The anonym.legal Desktop App uses the Tauri/Rust cross-platform framework, compiling the same application code for Windows (x64/ARM64), macOS (Intel/Apple Silicon/Universal), and Linux (x64). The NLP models and detection engine are identical across all builds — OS is not a variable in the detection output.

Use Case: Global Technology Company Privacy Stack

A global technology company's privacy team of 12 people operated across three OS environments:

  • 4 privacy officers and DPOs: macOS (MacBook Pro)
  • 5 legal and compliance analysts: Windows (Surface Pro)
  • 3 data engineering and analytics: Linux (Ubuntu workstations)

Their previous PII tool was a Windows-only desktop application. Mac and Linux users had been using the vendor's web application as a workaround — which had different entity coverage than the desktop application (the web app was an older version with fewer entity types).

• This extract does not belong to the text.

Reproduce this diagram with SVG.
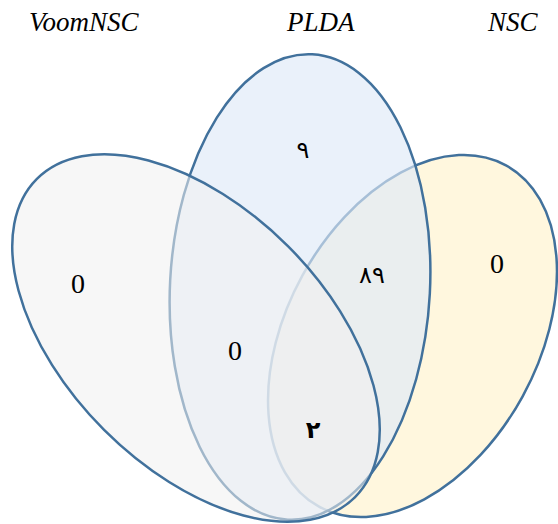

Compliance risk identified: DPO's macOS web app detected 180 entity types; Legal team's Windows desktop detected 267 entity types; Engineers' Linux web app detected 180 entity types (same as Mac). A document processed by the DPO on Mac would miss 87 entity types that the legal analyst's Windows desktop would have detected.

After cross-platform consolidation:

  • Desktop App (Tauri-based) deployed on all 12 machines across all three OS
  • Identical NLP models and detection engine on all 12 machines
  • Same "Privacy Standard" preset synchronized across all accounts
  • Cross-OS compliance inconsistency eliminated
  • Single audit trail from all 12 machines in the compliance management system

The DPA audit 6 months later: "demonstrate consistent technical measures." The company presented an audit trail showing identical entity type coverage across all 12 user accounts, regardless of OS. The finding was closed.